> _What you need to do_
Only the lines from the start of the data through the line with "edge = '#1a1a1a'" belong in the copy. Restate them word for word, minus the pictures.

> _Data excerpt_
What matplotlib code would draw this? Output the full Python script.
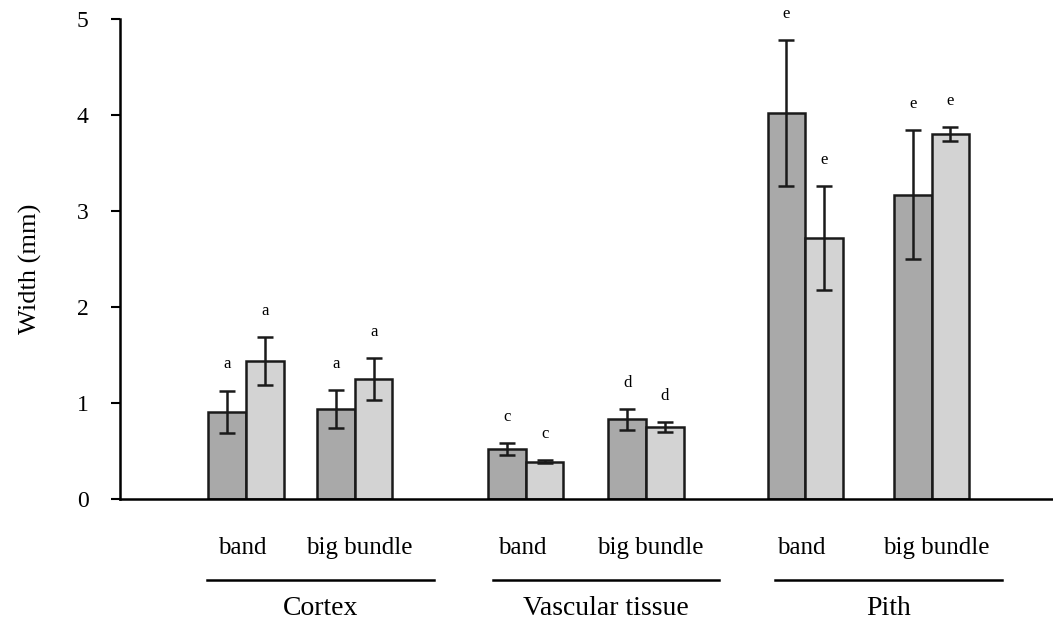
import numpy as np
import matplotlib.pyplot as plt
from matplotlib.lines import Line2D

# data
groups = ['Cortex', 'Vascular tissue', 'Pith']
subgroups = ['band', 'big bundle']
dark_vals = [0.91, 0.94, 0.52, 0.83, 4.02, 3.17]
dark_err = [0.22, 0.20, 0.06, 0.11, 0.76, 0.67]
light_vals = [1.44, 1.25, 0.39, 0.75, 2.72, 3.80]
light_err = [0.25, 0.22, 0.02, 0.05, 0.54, 0.07]
dark_letters = ['a', 'a', 'c', 'd', 'e', 'e']
light_letters = ['a', 'a', 'c', 'd', 'e', 'e']
yticks = [0, 1, 2, 3, 4, 5]

plt.rcParams['font.family'] = ['Liberation Serif', 'DejaVu Serif']

fig = plt.figure(figsize=(10.53, 6.22), dpi=100)
ax = fig.add_axes([120/1053, 1 - 499/622, 1 - 120/1053, 480/622])

# pair centres: two subgroups per group, wider gap between groups
gstep = 2.37
sstep = [0.92, 1.02, 1.07]
centers = []
for g in range(len(groups)):
    for s in range(len(subgroups)):
        centers.append(g * gstep + s * sstep[g])
centers = np.array(centers)
w = 0.32
edge = '#1a1a1a'

ax.bar(centers - w/2, dark_vals, w, color='#a9a9a9', edgecolor=edge, linewidth=1.8, zorder=2)
ax.bar(centers + w/2, light_vals, w, color='#d3d3d3', edgecolor=edge, linewidth=1.8, zorder=2)
ax.errorbar(centers - w/2, dark_vals, yerr=dark_err, fmt='none', ecolor=edge, elinewidth=1.8, capsize=6, capthick=1.8, zorder=3)
ax.errorbar(centers + w/2, light_vals, yerr=light_err, fmt='none', ecolor=edge, elinewidth=1.8, capsize=6, capthick=1.8, zorder=3)

for x, v, e, t in zip(centers - w/2, dark_vals, dark_err, dark_letters):
    ax.annotate(t, (x, v + e), xytext=(0, 13), textcoords='offset points', ha='center', va='bottom', fontsize=12)
for x, v, e, t in zip(centers + w/2, light_vals, light_err, light_letters):
    ax.annotate(t, (x, v + e), xytext=(0, 13), textcoords='offset points', ha='center', va='bottom', fontsize=12)

ax.set_xlim(-1.07, 6.84)
ax.set_ylim(0, 5)
ax.set_yticks(yticks)
ax.set_xticks([])
ax.tick_params(axis='y', direction='out', length=6.5, width=1.5, labelsize=17, pad=16)
for side in ['top', 'right']:
    ax.spines[side].set_visible(False)
ax.spines['left'].set_linewidth(1.8)
ax.spines['bottom'].set_linewidth(1.8)
ax.set_ylabel('Width (mm)', fontsize=19)
ax.yaxis.set_label_coords(-0.084, 0.48)

# category labels under the axis
trans = ax.get_xaxis_transform()
sub_offsets = [-0.03, 0.04]
for g, name in enumerate(groups):
    for s, sub in enumerate(subgroups):
        ax.text(centers[2*g + s] + sub_offsets[s], -0.102, sub, transform=trans, ha='center', va='center', fontsize=18)
    lc = (centers[2*g] + centers[2*g + 1]) / 2 + 0.17
    ax.add_line(Line2D([lc - 0.96, lc + 0.96], [-0.169, -0.169], transform=trans, color='black', linewidth=1.8, clip_on=False))
    ax.text(lc, -0.229, name, transform=trans, ha='center', va='center', fontsize=20)

fig.savefig('out.png', dpi=100)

> _Reply to the task_
What matplotlib code would draw this? Output the full Python script.
import numpy as np
import matplotlib.pyplot as plt
from matplotlib.lines import Line2D

# data
groups = ['Cortex', 'Vascular tissue', 'Pith']
subgroups = ['band', 'big bundle']
dark_vals = [0.91, 0.94, 0.52, 0.83, 4.02, 3.17]
dark_err = [0.22, 0.20, 0.06, 0.11, 0.76, 0.67]
light_vals = [1.44, 1.25, 0.39, 0.75, 2.72, 3.80]
light_err = [0.25, 0.22, 0.02, 0.05, 0.54, 0.07]
dark_letters = ['a', 'a', 'c', 'd', 'e', 'e']
light_letters = ['a', 'a', 'c', 'd', 'e', 'e']
yticks = [0, 1, 2, 3, 4, 5]

plt.rcParams['font.family'] = ['Liberation Serif', 'DejaVu Serif']

fig = plt.figure(figsize=(10.53, 6.22), dpi=100)
ax = fig.add_axes([120/1053, 1 - 499/622, 1 - 120/1053, 480/622])

# pair centres: two subgroups per group, wider gap between groups
gstep = 2.37
sstep = [0.92, 1.02, 1.07]
centers = []
for g in range(len(groups)):
    for s in range(len(subgroups)):
        centers.append(g * gstep + s * sstep[g])
centers = np.array(centers)
w = 0.32
edge = '#1a1a1a'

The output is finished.